Cardiovascular Disease Detection from Multi-View Chest X-rays with BI-Mamba
Zefan Yang, Jiajin Zhang, Ge Wang, Mannudeep K. Kalra, Pingkun Yan
TL;DR
This work tackles cardiovascular disease risk prediction from chest X-ray, aiming to reduce radiation exposure relative to CT while maintaining predictive accuracy. It introduces BI-Mamba, a bidirectional state-space sequence model that processes concatenated multi-view chest X-ray patches with linear time complexity, enabling effective long-range dependency modeling at high image resolutions. On NLST-derived data from 10,395 subjects, BI-Mamba with early input patch concatenation achieves an AUROC of 0.8243—outperforming ViT-S and ResNet-50 baselines with similar parameter counts—and uses at least 30.5% less GPU memory during training; while the CT-based Tri-2D method reaches 0.8710 AUROC, BI-Mamba demonstrates the strong potential of chest X-ray for safe, low-cost CVD risk assessment. These results underscore the practical value of efficient bidirectional sequence modeling for multi-view medical imaging and offer a promising path toward broader adoption of chest X-ray-based risk stratification in clinical settings.
Abstract
Accurate prediction of Cardiovascular disease (CVD) risk in medical imaging is central to effective patient health management. Previous studies have demonstrated that imaging features in computed tomography (CT) can help predict CVD risk. However, CT entails notable radiation exposure, which may result in adverse health effects for patients. In contrast, chest X-ray emits significantly lower levels of radiation, offering a safer option. This rationale motivates our investigation into the feasibility of using chest X-ray for predicting CVD risk. Convolutional Neural Networks (CNNs) and Transformers are two established network architectures for computer-aided diagnosis. However, they struggle to model very high resolution chest X-ray due to the lack of large context modeling power or quadratic time complexity.

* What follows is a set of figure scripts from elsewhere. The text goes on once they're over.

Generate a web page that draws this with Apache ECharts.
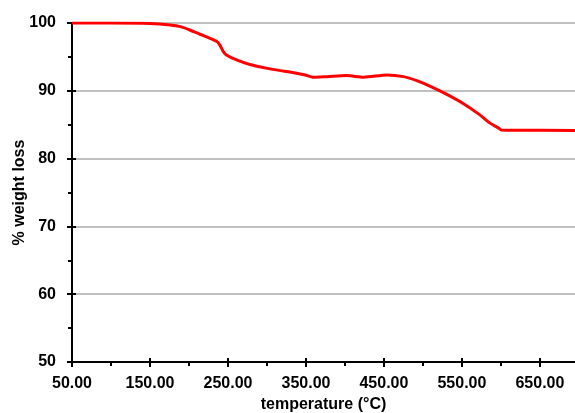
<!DOCTYPE html>
<html>
<head>
<meta charset="utf-8">
<script src="https://cdn.jsdelivr.net/npm/echarts@6/dist/echarts.min.js"></script>
<style>
  html, body { margin: 0; padding: 0; background: #fff; }
  #chart { width: 575px; height: 413px; }
</style>
</head>
<body>
<div id="chart"></div>
<script>
// temperature (°C) and % weight remaining
const temperature = [50, 99, 150, 176, 189, 201, 214, 227, 236, 240, 244, 248, 261, 278, 304, 338, 349, 359, 377, 402, 424, 454, 475, 492, 513, 530, 551, 573, 586, 597, 601, 607, 695];
const weight = [100, 100, 99.93, 99.71, 99.46, 98.97, 98.34, 97.75, 97.25, 96.66, 95.77, 95.29, 94.55, 93.89, 93.23, 92.59, 92.34, 92.0, 92.09, 92.24, 92.0, 92.34, 92.09, 91.5, 90.47, 89.5, 88.17, 86.45, 85.23, 84.5, 84.2, 84.19, 84.14];

const xMajor = [50, 150, 250, 350, 450, 550, 650];
const xMinor = [100, 200, 300, 400, 500, 600];

const font = 'Liberation Sans, Arial, sans-serif';
const xMin = 50, xMax = 695;

const chart = echarts.init(document.getElementById('chart'));

const blank = { show: false };

chart.setOption({
  animation: false,
  grid: { left: 72, right: 0, top: 23, bottom: 51, containLabel: false, outerBoundsMode: 'none' },
  xAxis: [
    {
      type: 'value', min: xMin, max: xMax, position: 'bottom',
      name: 'temperature (°C)', nameLocation: 'middle', nameGap: 35, nameMoveOverlap: false,
      nameTextStyle: { fontFamily: font, fontWeight: 'bold', fontSize: 16, color: '#000' },
      axisLine: { show: true, onZero: false, lineStyle: { color: '#000', width: 2 } },
      axisTick: { show: true, customValues: xMajor, length: 5, lineStyle: { color: '#000', width: 2 } },
      axisLabel: {
        customValues: xMajor, margin: 14,
        fontFamily: font, fontWeight: 'bold', fontSize: 16, color: '#000',
        formatter: v => v.toFixed(2)
      },
      splitLine: blank
    },
    {
      type: 'value', min: xMin, max: xMax, position: 'bottom',
      axisLine: blank, axisLabel: blank, splitLine: blank,
      axisTick: { show: true, inside: true, customValues: xMajor, length: 4, lineStyle: { color: '#000', width: 2 } }
    },
    {
      type: 'value', min: xMin, max: xMax, position: 'bottom',
      axisLine: blank, axisLabel: blank, splitLine: blank,
      axisTick: { show: true, customValues: xMinor, length: 4, lineStyle: { color: '#000', width: 2 } }
    }
  ],
  yAxis: [
    {
      type: 'value', min: 50, max: 100, interval: 10, position: 'left',
      name: '% weight loss', nameLocation: 'middle', nameGap: 44, nameRotate: 90, nameMoveOverlap: false,
      nameTextStyle: { fontFamily: font, fontWeight: 'bold', fontSize: 16, color: '#000' },
      axisLine: { show: true, onZero: false, lineStyle: { color: '#000', width: 2 } },
      axisTick: { show: true, length: 5, lineStyle: { color: '#000', width: 2 } },
      minorTick: { show: true, splitNumber: 2, length: 4, lineStyle: { color: '#000', width: 2 } },
      axisLabel: { margin: 16, fontFamily: font, fontWeight: 'bold', fontSize: 16, color: '#000' },
      splitLine: { show: true, lineStyle: { color: '#c0c0c0', width: 2 } }
    },
    {
      type: 'value', min: 50, max: 100, interval: 10, position: 'left',
      axisLine: blank, axisLabel: blank, splitLine: blank,
      axisTick: { show: true, inside: true, length: 4, lineStyle: { color: '#000', width: 2 } }
    }
  ],
  series: [{
    type: 'line',
    xAxisIndex: 0,
    yAxisIndex: 0,
    data: temperature.map((t, i) => [t, weight[i]]),
    showSymbol: false,
    smooth: 0.25,
    lineStyle: { color: '#ff0000', width: 3 },
    z: 5
  }]
});
</script>
</body>
</html>
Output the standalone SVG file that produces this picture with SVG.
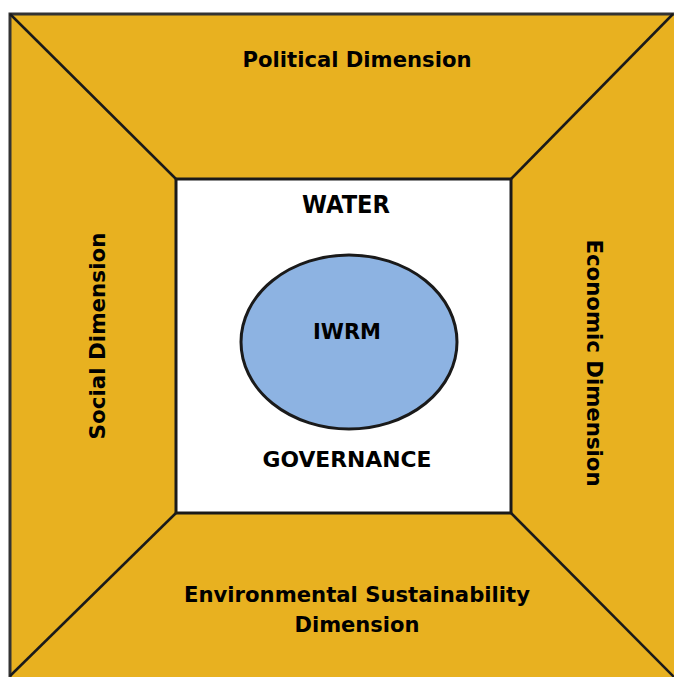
<svg xmlns="http://www.w3.org/2000/svg" width="674" height="677" viewBox="0 0 674 677">
<style>
.lbl{font-family:"DejaVu Sans","Liberation Sans",Arial,sans-serif;font-weight:bold;fill:#000;text-anchor:middle}
.line{stroke:#1a1a1a;stroke-width:2.5;fill:none}
</style>
<rect width="674" height="677" fill="#fff"/>
<g id="frame">
<rect x="10" y="14" width="668" height="668" fill="#E8B120" stroke="#333" stroke-width="3"/>
</g>
<g id="connectors">
<line class="line" x1="10" y1="14" x2="176" y2="179"/>
<line class="line" x1="673" y1="14" x2="511" y2="179"/>
<line class="line" x1="10" y1="676" x2="176" y2="513"/>
<line class="line" x1="674" y1="677" x2="511" y2="513"/>
</g>
<g id="inner">
<rect x="176" y="179" width="335" height="334" fill="#fff" stroke="#1a1a1a" stroke-width="3"/>
</g>
<g id="iwrm">
<ellipse cx="349" cy="342" rx="108" ry="87" fill="#8DB3E2" stroke="#1a1a1a" stroke-width="3"/>
<text class="lbl" x="347" y="339" font-size="22" textLength="68" lengthAdjust="spacingAndGlyphs">IWRM</text>
</g>
<g id="water"><text class="lbl" x="346" y="213" font-size="24" textLength="88" lengthAdjust="spacingAndGlyphs">WATER</text></g>
<g id="governance"><text class="lbl" x="347" y="467" font-size="21" textLength="169" lengthAdjust="spacingAndGlyphs">GOVERNANCE</text></g>
<g id="political"><text class="lbl" x="357" y="67" font-size="21" textLength="229" lengthAdjust="spacingAndGlyphs">Political Dimension</text></g>
<g id="environmental">
<text class="lbl" x="357" y="602" font-size="21" textLength="346" lengthAdjust="spacingAndGlyphs">Environmental Sustainability</text>
<text class="lbl" x="357" y="632" font-size="21" textLength="125" lengthAdjust="spacingAndGlyphs">Dimension</text>
</g>
<g id="social"><text class="lbl" transform="translate(105,336) rotate(-90)" font-size="21" textLength="207" lengthAdjust="spacingAndGlyphs">Social Dimension</text></g>
<g id="economic"><text class="lbl" transform="translate(587,363) rotate(90)" font-size="21" textLength="247" lengthAdjust="spacingAndGlyphs">Economic Dimension</text></g>
</svg>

Inspired by state space sequence models (SSMs), a new class of network architectures with competitive sequence modeling power as Transfomers and linear time complexity, we propose Bidirectional Image Mamba (BI-Mamba) to complement the unidirectional SSMs with opposite directional information. BI-Mamba utilizes parallel forward and backwark blocks to encode longe-range dependencies of multi-view chest X-rays. We conduct extensive experiments on images from 10,395 subjects in National Lung Screening Trail (NLST). Results show that BI-Mamba outperforms ResNet-50 and ViT-S with comparable parameter size, and saves significant amount of GPU memory during training. Besides, BI-Mamba achieves promising performance compared with previous state of the art in CT, unraveling the potential of chest X-ray for CVD risk prediction.